就此,外蒙一事完全解决。11月17日,外蒙古官府、王公、喇嘛联名向北京政府请愿撤销自治。18日,徐树铮率全体随员迁入旧车王府,宣告西北筹边使公署在库伦正式成立,外蒙古重归中国。
四
徐树铮在外蒙于政治、经济、宗教、文化方面均有所建树,使风气为之一新。尤其值得一提的是,唐努乌梁海本是中国领土,已被沙俄侵占了七年之久,也在徐树铮这次靖边之役中回到了祖国的怀抱,而此时中国的版图在辛亥革命后,达到了最大的定点。而现在外蒙常吃的大白菜,也是徐树铮引进的。徐树铮刚到库伦时,市场上没有一种蔬菜。徐命令士兵引种天津大白菜,并获得成功。
当时很多人认为,倘若徐树铮能够一心一意地治理外蒙,以他的才干和气魄,不消几年,外蒙古一定会以崭新的面貌呈现在世人面前。或许,也将不会有日后的外蒙“独立”之事。

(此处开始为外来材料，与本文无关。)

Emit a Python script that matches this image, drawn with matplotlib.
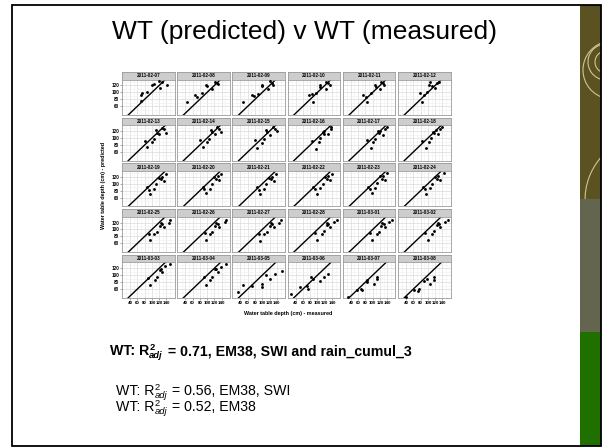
import matplotlib
matplotlib.use("Agg")
import matplotlib.pyplot as plt
from matplotlib.patches import Rectangle, Arc

W, H = 602, 447
plt.rcParams['font.family'] = ['Liberation Sans', 'DejaVu Sans']

# ---------------- data ----------------
dates = ["2011-02-07", "2011-02-08", "2011-02-09", "2011-02-10", "2011-02-11", "2011-02-12",
         "2011-02-13", "2011-02-14", "2011-02-15", "2011-02-16", "2011-02-17", "2011-02-18",
         "2011-02-19", "2011-02-20", "2011-02-21", "2011-02-22", "2011-02-23", "2011-02-24",
         "2011-02-25", "2011-02-26", "2011-02-27", "2011-02-28", "2011-03-01", "2011-03-02",
         "2011-03-03", "2011-03-04", "2011-03-05", "2011-03-06", "2011-03-07", "2011-03-08"]

measured = [
    [71, 69, 74, 87, 101, 106, 119, 122, 128, 142],
    [46, 67, 72, 85, 97, 99, 113, 122, 131, 128],
    [48, 71, 89, 98, 100, 117, 121, 130, 76, 126],
    [87, 78, 96, 106, 107, 122, 124, 133, 84, 130],
    [74, 81, 96, 106, 108, 120, 122, 131, 84, 128],
    [78, 89, 98, 103, 105, 119, 124, 130, 85, 110],
    [81, 87, 99, 106, 110, 113, 128, 133, 138, 119],
    [80, 88, 100, 106, 111, 114, 127, 133, 137, 121],
    [79, 86, 98, 105, 110, 113, 128, 134, 139, 120],
    [85, 96, 103, 115, 118, 128, 136, 138, 119, 108],
    [84, 95, 102, 114, 117, 127, 135, 138, 120, 107],
    [83, 94, 102, 113, 118, 127, 134, 139, 121, 108],
    [87, 96, 106, 119, 124, 133, 138, 128, 112, 91],
    [88, 97, 107, 120, 125, 134, 139, 129, 113, 92],
    [86, 95, 105, 118, 123, 132, 138, 127, 111, 90],
    [89, 98, 108, 121, 126, 135, 141, 130, 114, 93],
    [88, 97, 107, 120, 125, 134, 140, 129, 113, 92],
    [87, 96, 106, 119, 124, 133, 145, 128, 112, 91],
    [92, 96, 107, 113, 124, 133, 147, 151, 122, 128],
    [93, 97, 108, 114, 125, 134, 148, 152, 123, 129],
    [91, 95, 106, 112, 123, 132, 146, 150, 121, 127],
    [92, 99, 112, 117, 127, 133, 145, 154, 125, 130],
    [93, 98, 111, 116, 126, 134, 146, 153, 124, 131],
    [92, 99, 112, 116, 127, 133, 147, 155, 125, 130],
    [90, 95, 108, 113, 121, 128, 136, 151, 124],
    [91, 96, 109, 114, 122, 129, 137, 152, 125],
    [32, 48, 71, 98, 98, 109, 121, 135, 153],
    [26, 51, 72, 74, 83, 87, 107, 118, 129],
    [31, 56, 67, 72, 84, 85, 104, 113, 111],
    [41, 62, 73, 75, 89, 98, 107, 117, 118],
]

predicted = [
    [76, 92, 98, 101, 122, 125, 133, 113, 129, 122],
    [72, 92, 88, 98, 122, 118, 109, 131, 125, 128],
    [72, 92, 95, 118, 122, 109, 132, 122, 90, 128],
    [73, 92, 97, 122, 116, 109, 131, 122, 95, 126],
    [92, 86, 97, 120, 115, 109, 129, 122, 72, 126],
    [98, 92, 101, 122, 129, 113, 127, 131, 72, 118],
    [93, 73, 88, 97, 122, 116, 130, 125, 116, 111],
    [94, 75, 90, 98, 123, 117, 131, 126, 118, 112],
    [94, 72, 87, 96, 122, 117, 131, 127, 119, 110],
    [93, 70, 88, 118, 113, 111, 125, 131, 120, 99],
    [94, 72, 89, 119, 114, 110, 126, 131, 121, 98],
    [93, 71, 90, 118, 115, 112, 125, 132, 122, 100],
    [90, 72, 86, 118, 113, 109, 127, 120, 99, 83],
    [91, 73, 86, 119, 114, 110, 128, 121, 100, 84],
    [90, 71, 85, 117, 113, 108, 127, 119, 98, 82],
    [91, 72, 87, 120, 114, 111, 129, 122, 100, 85],
    [92, 73, 88, 121, 115, 112, 130, 123, 101, 86],
    [91, 72, 87, 120, 114, 111, 131, 122, 100, 85],
    [88, 69, 86, 93, 118, 106, 120, 127, 109, 116],
    [89, 70, 87, 94, 119, 107, 121, 128, 110, 117],
    [88, 68, 86, 93, 118, 106, 120, 127, 109, 116],
    [90, 69, 86, 95, 118, 107, 122, 127, 112, 117],
    [89, 70, 87, 94, 119, 108, 121, 128, 111, 116],
    [90, 69, 86, 95, 118, 107, 122, 128, 112, 117],
    [93, 72, 86, 96, 116, 109, 125, 131, 118],
    [94, 71, 85, 95, 117, 108, 124, 132, 117],
    [52, 72, 68, 75, 65, 100, 88, 102, 111],
    [45, 65, 70, 61, 95, 88, 82, 95, 104],
    [38, 58, 61, 56, 86, 79, 75, 95, 88],
    [38, 58, 54, 61, 84, 88, 75, 95, 86],
]

title = "WT (predicted) v WT (measured)"
x_label = "Water table depth (cm) - measured"
y_label = "Water table depth (cm) - predicted"
x_ticks = [40, 60, 80, 100, 120, 140]
y_ticks = [60, 80, 100, 120]
x_range = (18, 162)
y_range = (35, 137)

# ---------------- figure ----------------
fig = plt.figure(figsize=(W / 100, H / 100), dpi=100)


def frect(x0, y0, w, h):
    return [x0 / W, 1 - (y0 + h) / H, w / W, h / H]


bg = fig.add_axes([0, 0, 1, 1])
bg.set_xlim(0, W)
bg.set_ylim(H, 0)
bg.axis('off')

# right decorative bar
bar_x0, bar_x1 = 580, 601
bg.add_patch(Rectangle((bar_x0, 5), bar_x1 - bar_x0, 194, color='#5a5221', lw=0))
bg.add_patch(Rectangle((bar_x0, 199), bar_x1 - bar_x0, 133, color='#64654f', lw=0))
bg.add_patch(Rectangle((bar_x0, 332), bar_x1 - bar_x0, 114, color='#207000', lw=0))
clip = Rectangle((bar_x0, 5), bar_x1 - bar_x0, 194, transform=bg.transData, visible=False)
bg.add_patch(clip)
for (cx, cy, d, t1, t2) in [(606, 62, 22, 0, 360), (606, 62, 36, 90, 300), (612, 70, 58, 100, 260),
                            (650, 200, 130, 120, 230), (592, 20, 40, 180, 360)]:
    a = Arc((cx, cy), d, d, theta1=t1, theta2=t2, color='#cfc596', lw=0.8)
    bg.add_patch(a)
    a.set_clip_path(clip)

# slide border
bg.add_patch(Rectangle((12, 5), 589, 441, fill=False, ec='black', lw=1.3))

# title
fig.text(305 / W, 1 - 32 / H, title, fontsize=19, ha='center', va='center')

# facet grid
ncol = 6
col_left0, col_pitch, pw = 122, 55.2, 52.5
row_top0, row_pitch, sh, ph = 72, 45.7, 7.5, 35.5
minor_x = [v + 10 for v in x_ticks] + [x_ticks[0] - 10]
minor_y = [v + 10 for v in y_ticks] + [y_ticks[0] - 10]

for i, d in enumerate(dates):
    r, c = divmod(i, ncol)
    x0 = col_left0 + c * col_pitch
    st = row_top0 + r * row_pitch
    sax = fig.add_axes(frect(x0, st, pw, sh))
    sax.set_facecolor('#cdcdcd')
    sax.set_xticks([])
    sax.set_yticks([])
    for s in sax.spines.values():
        s.set_color('#9a9a9a')
        s.set_linewidth(0.6)
    sax.text(0.5, 0.5, d, ha='center', va='center', fontsize=3.3, fontweight='bold',
             transform=sax.transAxes)

    ax = fig.add_axes(frect(x0, st + sh, pw, ph))
    ax.set_xlim(*x_range)
    ax.set_ylim(*y_range)
    ax.set_xticks(x_ticks)
    ax.set_yticks(y_ticks)
    ax.set_xticks(minor_x, minor=True)
    ax.set_yticks(minor_y, minor=True)
    ax.grid(which='major', color='#dadada', lw=0.5)
    ax.grid(which='minor', color='#f0f0f0', lw=0.4)
    ax.set_axisbelow(True)
    ax.tick_params(which='minor', length=0)
    for s in ax.spines.values():
        s.set_color('#9a9a9a')
        s.set_linewidth(0.6)
    ax.axline((x_range[0], x_range[0]), slope=1, color='black', lw=1.0)
    ax.scatter(measured[i], predicted[i], s=4.2, c='black', lw=0, zorder=3)
    bottom = (r == 4)
    left = (c == 0)
    ax.tick_params(which='major', length=1.5 if bottom else 0, width=0.4, color='#666666',
                   labelsize=3.2, pad=0.6, axis='x', labelbottom=bottom)
    ax.tick_params(which='major', length=1.5 if left else 0, width=0.4, color='#666666',
                   labelsize=3.3, pad=0.6, axis='y', labelleft=left)
    for lab in ax.get_xticklabels() + ax.get_yticklabels():
        lab.set_fontweight('bold')

fig.text(288 / W, 1 - 313 / H, x_label, fontsize=3.9, fontweight='bold', ha='center', va='center')
fig.text(104 / W, 1 - 185 / H, y_label, fontsize=3.9, fontweight='bold', ha='center', va='center',
         rotation=90)

# rich text lines
renderer = fig.canvas.get_renderer()


def rich_line(x, y, size, weight, value, rest):
    t = fig.text(x / W, 1 - y / H, "WT: R", fontsize=size, fontweight=weight, va='baseline')
    x += t.get_window_extent(renderer).width
    t2 = fig.text(x / W, 1 - (y - size * 0.5) / H, "2", fontsize=size * 0.66, fontweight=weight,
                  va='baseline')
    t3 = fig.text(x / W, 1 - (y + size * 0.28) / H, "adj", fontsize=size * 0.66, fontweight=weight,
                  fontstyle='italic', va='baseline')
    x += max(t2.get_window_extent(renderer).width, t3.get_window_extent(renderer).width) + 1
    fig.text(x / W, 1 - y / H, " = " + value + ", " + rest, fontsize=size, fontweight=weight,
             va='baseline')


rich_line(110, 355, 10.2, 'bold', "0.71", "EM38, SWI and rain_cumul_3")
rich_line(116, 395, 10.2, 'normal', "0.56", "EM38, SWI")
rich_line(116, 411, 10.2, 'normal', "0.52", "EM38")

fig.savefig("out.png", dpi=100)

可惜,徐树铮的志不在边疆,而在武力统一中国。可是没想到的是,在直皖大战中,皖系大败,徐树铮与段祺瑞一生功业付之流水,从此皖系成为了北洋政府一个无足轻重的势力。
徐树铮部离开后不久,他留在库仑的一个旅(实为一个团)被俄国准军事部队击溃,外蒙古及唐努乌梁海很快又落入他人之手。虽然张作霖派黑龙江省督军吴俊升击败巴尔扎布,维护了内蒙古东部各旗的主权,井岳秀轻骑草原,稳定内蒙古西部各王公,但外蒙终于在1949年正式独立。苏俄更赤裸裸地将唐努乌梁海吞并(今天俄罗斯的图瓦共和国)。
有很多人认为,外蒙日后的“独立之事”,与当时的徐树铮强硬措施不无关系:
在徐树铮的蛮横之下,原本与陈毅相处融洽,还有一半真心内附的库伦政府,彻底丧失了对中央政府的信任,只是迫于军事压力,暂时蛰伏而已,使得“自愿撤治突变为强迫撤治,不仅摧残蒙人向华之心,使外蒙撤治的意义亦全然消失”。参与其事,写成《外蒙交涉始末记》的毕桂芳便言道:“今以一旅之众,仓促从事,威吓蒙人则有余,以言对外,适见其偾事耳。与其用武力以取快一时,反贻后患,曷若稍施以笼络手段,徐徐图之之为愈耶。”
这种看法,只见树木不见森林。中国北方边疆问题,乱不在内,而在外。这个外,就是指沙俄以及日后的苏俄。苏俄与美国背着中国签订《雅尔塔协议》,里边一个很重要的条款就是外蒙独立,以作为苏联出兵中国东北的条件。
看看代表中华民国与苏联谈判的蒋经国,日后是怎样回忆外蒙独立事件的吧:
“我记得非常清楚,当时斯大林拿一张纸向宋子文面前一掷,态度傲慢,说:
“你看过这个东西没有?”
宋院长一看,知道是《雅尔塔协定》,回答说:
“我只知道大概的内容。”
斯大林又强调说:“你谈问题,是可以的,但只能拿这个东西做根据,这是罗斯福签过字的。”
我恳求:
“你应当谅解,我们中国几年抗战,就是为了要把失土收复回来。今天日本还没赶走,东北、台湾还没有收回,一切失地,都在敌人手中,反而把这样大的一块土地割让出去,岂不失却了抗战的本意?我们的国民一定不会原谅我们,会说我们‘出卖了国土’。在这样情形之下,国民一定会起来反对政府。”
我说完了之后,斯大林就接着说:
“你这段话很有道理,我不是不知道。不过,你要晓得,今天并不是我要你来帮忙,而是你要我来帮忙。倘使你本国有力量,自己可以打日本,我自然不会提出要求。今天,你没有这个力量,还要讲这些话,就等于废话!”